Montana wouldn't have held the 49ers to 13 offensive plays in the first 23 minutes of the second half.

Montana wouldn't have allowed Dallas receiver Alvin Harper to run 70 yards unmolested late in the game after the 49ers had closed within four points. Montana would have tackled Harper himself. While standing on the sidelines, if necessary. Hey, he's Joe Montana.

Does it matter that Young completed 25 of 35 passes for 313 yards against the Cowboys? It does not.

Does it matter that Dallas gained 416 yards on the San Francisco defense? Nope.

Does it matter that the Cowboys unleashed Emmitt Smith after a slow start, got a wonderfully gutty game out of Troy Aikman and wore the 49ers down with their human wave defense in which fresh troops keep coming in from the sidelines? No, again.

Does it matter that the Cowboys are so strong, so confident and so very much on a roll that they will beat Buffalo senseless in the Super Bowl Jan. 31 in the Rose Bowl? Sorry.

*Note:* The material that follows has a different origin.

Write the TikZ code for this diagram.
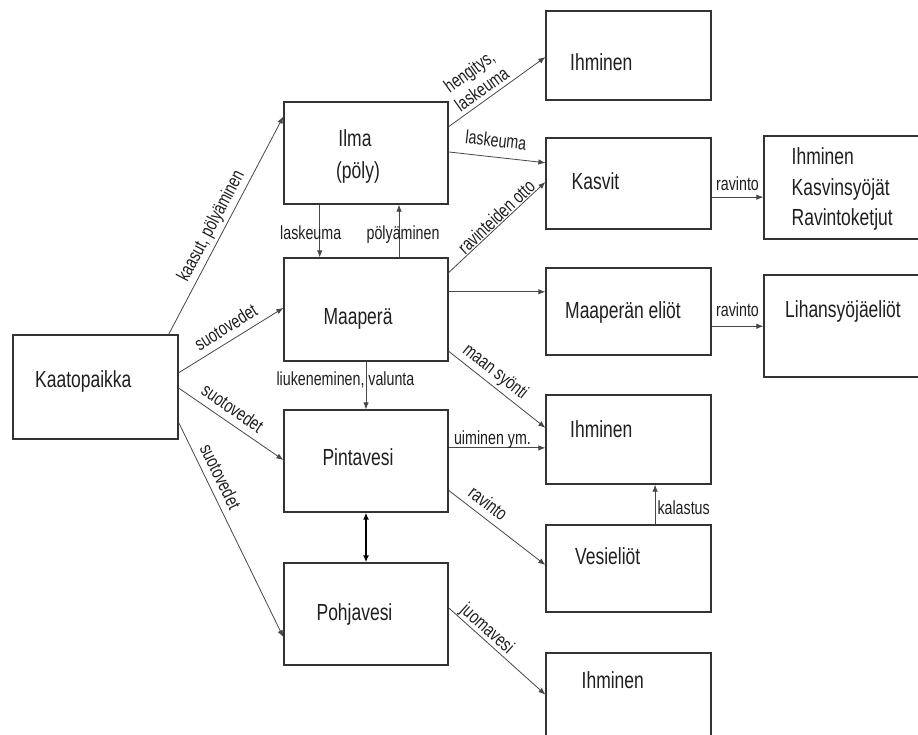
\documentclass[tikz,border=0pt]{standalone}
\usepackage{fontspec}
\setmainfont{Liberation Sans}[FakeStretch=0.75]
\usetikzlibrary{arrows.meta,calc}
\begin{document}
\begin{tikzpicture}[x=1pt,y=-1pt,
  box/.style={draw=black!80, line width=1.3pt, inner sep=0pt},
  bt/.style={font=\fontsize{23.3}{28}\selectfont, text=black!88, inner sep=0pt, text height=16.7pt, text depth=0pt},
  lab/.style={font=\fontsize{19}{22}\selectfont, text=black!88, inner sep=3pt, text height=13.6pt, text depth=4pt},
  arr/.style={draw=black!72, line width=0.8pt, -{Latex[length=7pt,width=5.5pt]}},
  darr/.style={draw=black, line width=1.5pt, {Latex[length=7pt,width=6pt]}-{Latex[length=7pt,width=6pt]}}]
\useasboundingbox (0,0) rectangle (918,734);
\fill[white] (0,0) rectangle (918,734);
\clip (0,0) rectangle (918,734);

% boxes
\node[box, minimum width=165pt, minimum height=104pt] (kaato) at (95.5,387) {};
\node[box, minimum width=164pt, minimum height=102pt] (ilma) at (366,153) {};
\node[box, minimum width=164pt, minimum height=103pt] (maap) at (366,309.5) {};
\node[box, minimum width=164pt, minimum height=102pt] (pinta) at (366,461) {};
\node[box, minimum width=164pt, minimum height=102pt] (pohja) at (366,614) {};
\node[box, minimum width=165pt, minimum height=89pt] (ihm1) at (628.5,55.5) {};
\node[box, minimum width=165pt, minimum height=91pt] (kasvit) at (628.5,183.5) {};
\node[box, minimum width=165pt, minimum height=87pt] (mel) at (628.5,311.5) {};
\node[box, minimum width=165pt, minimum height=89pt] (ihm2) at (628.5,439.5) {};
\node[box, minimum width=165pt, minimum height=87pt] (vesi) at (628.5,568.5) {};
\node[box, minimum width=165pt, minimum height=107pt] (ihm3) at (628.5,706.5) {};
\node[box, minimum width=166pt, minimum height=103pt] (ravk) at (847,187.5) {};
\node[box, minimum width=166pt, minimum height=102pt] (liha) at (847,326) {};

% box texts
\node[bt, anchor=west] (kaato-t) at (35,379) {Kaatopaikka};
\node[bt] (ilma-t1) at (355,138) {Ilma};
\node[bt] (ilma-t2) at (358,170.5) {(pöly)};
\node[bt] (maap-t) at (358,316.5) {Maaperä};
\node[bt] (pinta-t) at (358,457.5) {Pintavesi};
\node[bt] (pohja-t) at (354.5,612.5) {Pohjavesi};
\node[bt, anchor=west] (ihm1-t) at (570,62) {Ihminen};
\node[bt, anchor=west] (kasvit-t) at (571.5,181.5) {Kasvit};
\node[bt, anchor=west] (mel-t) at (565,310.5) {Maaperän eliöt};
\node[bt, anchor=west] (ihm2-t) at (570,429) {Ihminen};
\node[bt, anchor=west] (vesi-t) at (575,556) {Vesieliöt};
\node[bt, anchor=west] (ihm3-t) at (581.5,680) {Ihminen};
\node[bt, anchor=west] (ravk-t1) at (791.5,156) {Ihminen};
\node[bt, anchor=west] (ravk-t2) at (791.5,187) {Kasvinsyöjät};
\node[bt, anchor=west] (ravk-t3) at (791.5,217.5) {Ravintoketjut};
\node[bt, anchor=west] (liha-t) at (785,309) {Lihansyöjäeliöt};

% connectors from Kaatopaikka
\draw[arr] ($(kaato.north west)!0.94!(kaato.north east)$) -- ($(ilma.north west)!0.147!(ilma.south west)$)
  node[lab, pos=0.47, above, sloped] (l-kaasut) {kaasut, pölyäminen};
\draw[arr] ($(kaato.north east)!0.365!(kaato.south east)$) -- ($(maap.north west)!0.485!(maap.south west)$)
  node[lab, pos=0.52, above, sloped] (l-suot1) {suotovedet};
\draw[arr] ($(kaato.north east)!0.51!(kaato.south east)$) -- ($(pinta.north west)!0.49!(pinta.south west)$)
  node[lab, pos=0.44, above, sloped] (l-suot2) {suotovedet};
\draw[arr] ($(kaato.north east)!0.837!(kaato.south east)$) -- ($(pohja.north west)!0.725!(pohja.south west)$)
  node[lab, pos=0.28, above, sloped] (l-suot3) {suotovedet};

% Ilma <-> Maapera
\coordinate (c-lask) at ($(ilma.south west)!0.22!(ilma.south east)$);
\draw[arr] (c-lask) -- (c-lask |- maap.north)
  node[lab, pos=0.667, anchor=base, xshift=-9pt] (l-lask) {laskeuma};
\coordinate (c-poly) at ($(maap.north west)!0.70!(maap.north east)$);
\draw[arr] (c-poly) -- (c-poly |- ilma.south)
  node[lab, pos=0.333, anchor=base, xshift=4pt] (l-poly) {pölyäminen};

% from Ilma
\draw[arr] ($(ilma.north east)!0.245!(ilma.south east)$) -- ($(ihm1.north west)!0.517!(ihm1.south west)$)
  node[font=\fontsize{19}{21.5}\selectfont, text=black!88, inner sep=2pt, align=center, pos=0.41, above=2pt, sloped] (l-heng) {hengitys,\\laskeuma};
\draw[arr] ($(ilma.north east)!0.49!(ilma.south east)$) -- ($(kasvit.north west)!0.275!(kasvit.south west)$)
  node[lab, pos=0.47, above=3pt, sloped] (l-lask2) {laskeuma};

% from Maapera
\draw[arr] ($(maap.north east)!0.146!(maap.south east)$) -- ($(kasvit.north west)!0.484!(kasvit.south west)$)
  node[lab, pos=0.55, above=-6pt, sloped] (l-ravo) {ravinteiden otto};
\coordinate (c-mel) at ($(maap.north east)!0.33!(maap.south east)$);
\draw[arr] (c-mel) -- (c-mel -| mel.west);
\draw[arr] ($(maap.north east)!0.90!(maap.south east)$) -- ($(ihm2.north west)!0.37!(ihm2.south west)$)
  node[lab, pos=0.40, above, sloped] (l-maan) {maan syönti};
\draw[arr] (maap.south) -- (pinta.north)
  node[lab, pos=0.49, anchor=base, xshift=-20.5pt] (l-liuk) {liukeneminen, valunta};

% from Pintavesi
\coordinate (c-uim) at ($(pinta.north east)!0.373!(pinta.south east)$);
\draw[arr] (c-uim) -- (c-uim -| ihm2.west)
  node[lab, pos=0, anchor=base west, inner sep=0pt, xshift=5pt, yshift=3pt] (l-uim) {uiminen ym.};
\draw[arr] ($(pinta.north east)!0.784!(pinta.south east)$) -- ($(vesi.north west)!0.46!(vesi.south west)$)
  node[lab, pos=0.32, above, sloped] (l-rav3) {ravinto};
\draw[darr] (pinta.south) -- (pohja.north);

% from Pohjavesi
\draw[arr] ($(pohja.north east)!0.44!(pohja.south east)$) -- ($(ihm3.north west)!0.39!(ihm3.south west)$)
  node[lab, pos=0.33, above=-3pt, sloped] (l-juo) {juomavesi};

% kalastus
\coordinate (c-kal) at ($(vesi.north west)!0.66!(vesi.north east)$);
\draw[arr] (c-kal) -- (c-kal |- ihm2.south)
  node[lab, pos=0.36, anchor=west, inner sep=2pt] (l-kal) {kalastus};

% ravinto right
\coordinate (c-r1) at ($(kasvit.north east)!0.648!(kasvit.south east)$);
\draw[arr] (c-r1) -- (c-r1 -| ravk.west)
  node[lab, midway, anchor=base, yshift=7pt] (l-rav1) {ravinto};
\coordinate (c-r2) at ($(mel.north east)!0.667!(mel.south east)$);
\draw[arr] (c-r2) -- (c-r2 -| liha.west)
  node[lab, midway, anchor=base, yshift=9.5pt] (l-rav2) {ravinto};
\end{tikzpicture}
\end{document}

All that matters is that Steve Young is not Joe Montana and that that the 49ers lost. It might not have made any difference, truth to tell, if the 49ers had won.

Shortly after the game, Montana performed what might well have been his last substantive act as a 49er. He split. His locker was empty. His car was somewhere on the highway. His release -- which would allow the 49ers to sign a high-salary free agent otherwise forbidden to the last eight remaining playoff teams -- may be imminent.

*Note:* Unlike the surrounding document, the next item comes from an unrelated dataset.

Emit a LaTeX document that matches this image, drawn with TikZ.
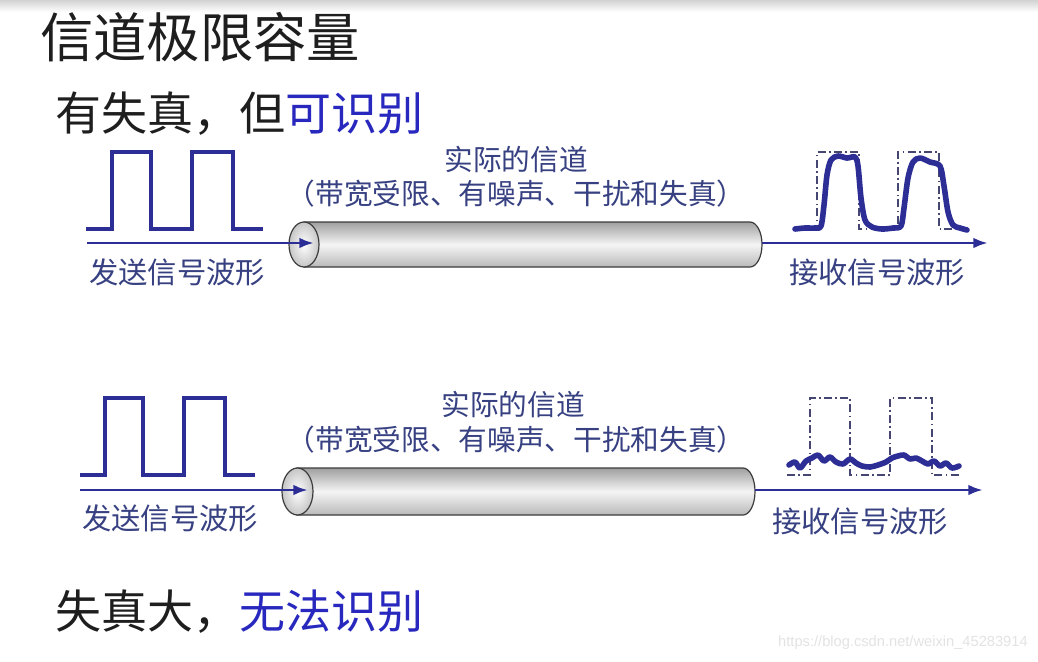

Montana's disappearance allowed the postgame throng of curiosity seekers to concentrate solely on Young, who manfully, mournfully, stood there and took it.

The plays that will come back to haunt Young the most in the days ahead -- and that will be pointed to most often by his critics -- are the two interceptions he threw in the fourth quarter. How can a man call himself a quarterback when he throws two interceptions in the fourth quarter? Montana's partisans will want to know.

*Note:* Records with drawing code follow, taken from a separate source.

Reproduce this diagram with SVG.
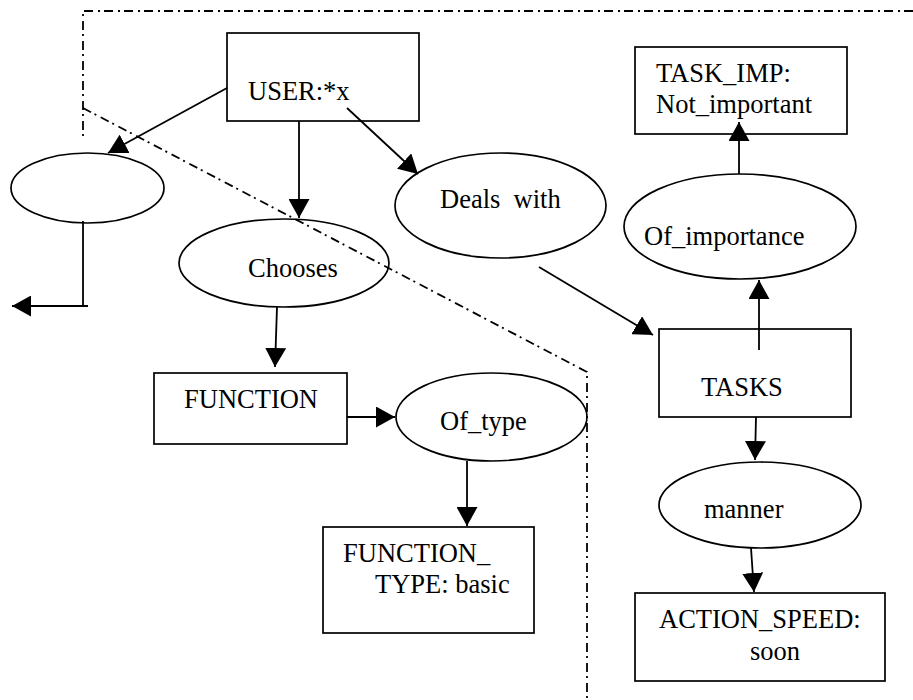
<svg xmlns="http://www.w3.org/2000/svg" width="913" height="700" viewBox="0 0 913 700">
  <style>
    .box { fill: none; stroke: #000; stroke-width: 1.7; }
    .ell { fill: none; stroke: #000; stroke-width: 1.7; }
    .lbl { font-size: 26.5px; fill: #000; }
    .edge { fill: none; stroke: #000; stroke-width: 1.8; }
    .arrow { fill: none; stroke: #000; stroke-width: 1.8; marker-end: url(#head); }
    .zone { fill: none; stroke: #000; stroke-width: 1.8; stroke-dasharray: 9 4 2 5; }
  </style>
  <defs>
    <marker id="head" markerUnits="userSpaceOnUse" markerWidth="20" markerHeight="21" refX="19" refY="10.5" orient="auto" viewBox="0 0 20 21">
      <path d="M0,0 L19,10.5 L0,21 z" fill="#000"/>
    </marker>
  </defs>

  <g font-family="Liberation Serif, Times New Roman, DejaVu Serif, serif">
    <g id="user">
      <rect class="box" x="227" y="33" width="192" height="88"/>
      <text class="lbl" x="248" y="100">USER:*x</text>
    </g>

    <g id="blank-relation">
      <ellipse class="ell" cx="87.5" cy="188" rx="76.5" ry="35"/>
    </g>

    <g id="chooses">
      <ellipse class="ell" cx="284" cy="263" rx="105" ry="44"/>
      <text class="lbl" x="248" y="277">Chooses</text>
    </g>

    <g id="deals-with">
      <ellipse class="ell" cx="500.5" cy="205.5" rx="105.5" ry="52.5"/>
      <text class="lbl" x="440" y="208" xml:space="preserve">Deals  with</text>
    </g>

    <g id="task-imp">
      <rect class="box" x="635" y="47" width="212" height="87"/>
      <text class="lbl" x="656" y="82">TASK_IMP:</text>
      <text class="lbl" x="656" y="113">Not_important</text>
    </g>

    <g id="of-importance">
      <ellipse class="ell" cx="740" cy="226.5" rx="116" ry="52.5"/>
      <text class="lbl" x="644" y="245">Of_importance</text>
    </g>

    <g id="tasks">
      <rect class="box" x="659" y="329" width="192" height="88"/>
      <text class="lbl" x="701" y="396">TASKS</text>
    </g>

    <g id="manner">
      <ellipse class="ell" cx="760" cy="505" rx="101" ry="43"/>
      <text class="lbl" x="704" y="518">manner</text>
    </g>

    <g id="action-speed">
      <rect class="box" x="635" y="593" width="250" height="88"/>
      <text class="lbl" x="659" y="628">ACTION_SPEED:</text>
      <text class="lbl" x="750" y="660">soon</text>
    </g>

    <g id="function">
      <rect class="box" x="154" y="373" width="193" height="71"/>
      <text class="lbl" x="184" y="408">FUNCTION</text>
    </g>

    <g id="of-type">
      <ellipse class="ell" cx="491.5" cy="417" rx="95.5" ry="44"/>
      <text class="lbl" x="440" y="430">Of_type</text>
    </g>

    <g id="function-type">
      <rect class="box" x="323" y="527" width="211" height="106"/>
      <text class="lbl" x="343" y="562">FUNCTION_</text>
      <text class="lbl" x="375" y="593">TYPE: basic</text>
    </g>
  </g>

  <!-- connectors -->
  <g id="connectors">
    <line class="arrow" x1="227" y1="88" x2="108" y2="153"/>
    <line class="arrow" x1="299" y1="121" x2="299" y2="218"/>
    <line class="arrow" x1="347" y1="108" x2="418" y2="174"/>
    <line class="edge" x1="83" y1="221" x2="83" y2="306"/>
    <line class="arrow" x1="88" y1="306" x2="12" y2="306"/>
    <line class="arrow" x1="277" y1="307" x2="275" y2="367"/>
    <line class="arrow" x1="347" y1="417" x2="395" y2="417"/>
    <line class="arrow" x1="467" y1="461" x2="467" y2="526"/>
    <line class="arrow" x1="539" y1="267" x2="653" y2="335"/>
    <line class="arrow" x1="759" y1="350" x2="759" y2="280"/>
    <line class="arrow" x1="739" y1="174" x2="739" y2="122"/>
    <line class="arrow" x1="756" y1="417" x2="755" y2="460"/>
    <line class="arrow" x1="751" y1="548" x2="754" y2="592"/>
  </g>

  <!-- dash-dot boundary of the scoped region -->
  <g id="boundary">
    <path class="zone" d="M913,11 H83 V137"/>
    <path class="zone" d="M83,108 L587,372 V700"/>
  </g>
</svg>
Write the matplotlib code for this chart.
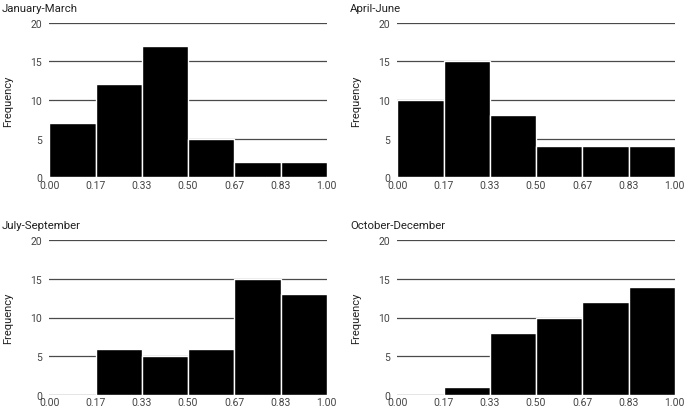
import matplotlib
matplotlib.use("Agg")
import matplotlib.pyplot as plt
import numpy as np

plt.rcParams['font.family'] = ['Roboto', 'DejaVu Sans']

bin_edges = [0.0, 1/6, 2/6, 3/6, 4/6, 5/6, 1.0]
tick_labels = ["0.00", "0.17", "0.33", "0.50", "0.67", "0.83", "1.00"]
titles = ["January-March", "April-June", "July-September", "October-December"]
jan_mar = [7, 12, 17, 5, 2, 2]
apr_jun = [10, 15, 8, 4, 4, 4]
jul_sep = [0, 6, 5, 6, 15, 13]
oct_dec = [0, 1, 8, 10, 12, 14]
series = [jan_mar, apr_jun, jul_sep, oct_dec]
y_ticks = [0, 5, 10, 15, 20]

fig = plt.figure(figsize=(6.85, 4.10), dpi=100)
W, H = 685, 410
lefts = [49.3, 397.3]
tops = [23.5, 241]
bottoms = [178.3, 396]
width_px = 277.5

for i, (title, vals) in enumerate(zip(titles, series)):
    r, c = divmod(i, 2)
    l = lefts[c] / W
    b = 1 - bottoms[r] / H
    h = (bottoms[r] - tops[r]) / H
    ax = fig.add_axes([l, b, width_px / W, h])
    for y in y_ticks:
        ax.axhline(y, color='#333333' if y == 0 else '#4a4a4a', lw=0.9, zorder=1)
    lefts_b = bin_edges[:-1]
    widths = np.diff(bin_edges)
    for x0, w, v in zip(lefts_b, widths, vals):
        if v > 0:
            ax.bar(x0, v, width=w, align='edge', color='black', edgecolor='white', linewidth=1.0, zorder=2)
    ax.set_xlim(0, 1)
    ax.set_ylim(0, 20)
    ax.set_xticks(bin_edges)
    ax.set_xticklabels(tick_labels)
    ax.set_yticks(y_ticks)
    ax.tick_params(axis='both', length=0, labelsize=7.5, colors='#444444')
    ax.tick_params(axis='x', pad=1.8)
    ax.tick_params(axis='y', pad=5)
    for lab in ax.get_yticklabels():
        lab.set_va('center_baseline')
    for s in ax.spines.values():
        s.set_visible(False)
    ax.set_ylabel("Frequency", fontsize=8, color='#222222', va='center')
    ax.yaxis.set_label_coords((8.5 + c * 348 - lefts[c]) / width_px, 0.5)
    fig.text((2 + c * 348) / W, 1 - (tops[r] - 15) / H, title, fontsize=8.2, color='#222222',
             ha='left', va='center')

fig.savefig("out.png", dpi=100)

But as Young pointed out, the first one, which was thrown right at Cowboys linebacker Ken Norton, really didn't hurt because Dallas didn't score. And when the 49ers got the ball back, Young quickly completed eight passes and immediately marched them 93 yards in 2:28 to narrow the score to 24-20.

"Norton's body was going in the other direction and I tried to throw the ball to Brent Jones," Young said. "Then I got hit and when I looked up I saw he wasn't going in that direction."

As to James Washington's interception with 1:58 left, it was a matter of desperation, of having to do something, anything, no matter how risky.

"You have to have the guts to go for it," agreed 49ers coach George Seifert. "You lay your butt on the line."

"I thought we could get the ball back and put the hammer on," Young said of his feelings after the 49ers' last touchdown drive, which culminated in a 5-yard scoring pass to Jerry Rice with 2:44 left to play. "We've done it a couple of times before and it looked like we were going to do it again, but they turned it around on us. When you get the momentum back and they go 80 yards on three plays, that's not good."

The 49ers' biggest problem, Young said, was that they kept trading field goals for touchdowns.

"There were a couple of big drives inside the 30 for us, but we had to kick field goals too many times," he said. "We moved the football, but in a big ballgame you can't trade three for seven. Those are the ones that are really going to come back to me, those third-down plays where we had to settle for field goals."

As for all the time in the second half when the 49ers offense stood around and watched -- San Francisco had the ball for only 4:20 in the third period -- Young said, "It's devastating when you don't touch the ball. It was 10-10 at the half and we really never saw the ball again, it seemed like."

Time to go now. Time to walk the lonely route out into the parking lot where his friends and family are waiting but most of the other fans will appear almost not to notice him. This is a response you cannot imagine ever waiting for Joe Montana.

"I think when you get to this point, when you know how hard it is, you just put your body and soul into it," Young said. "I feel like my soul and spirit are still out on the field trying to win a ballgame."

Which will never be enough, of course, for the people who cannot forgive him for not being Joe Montana.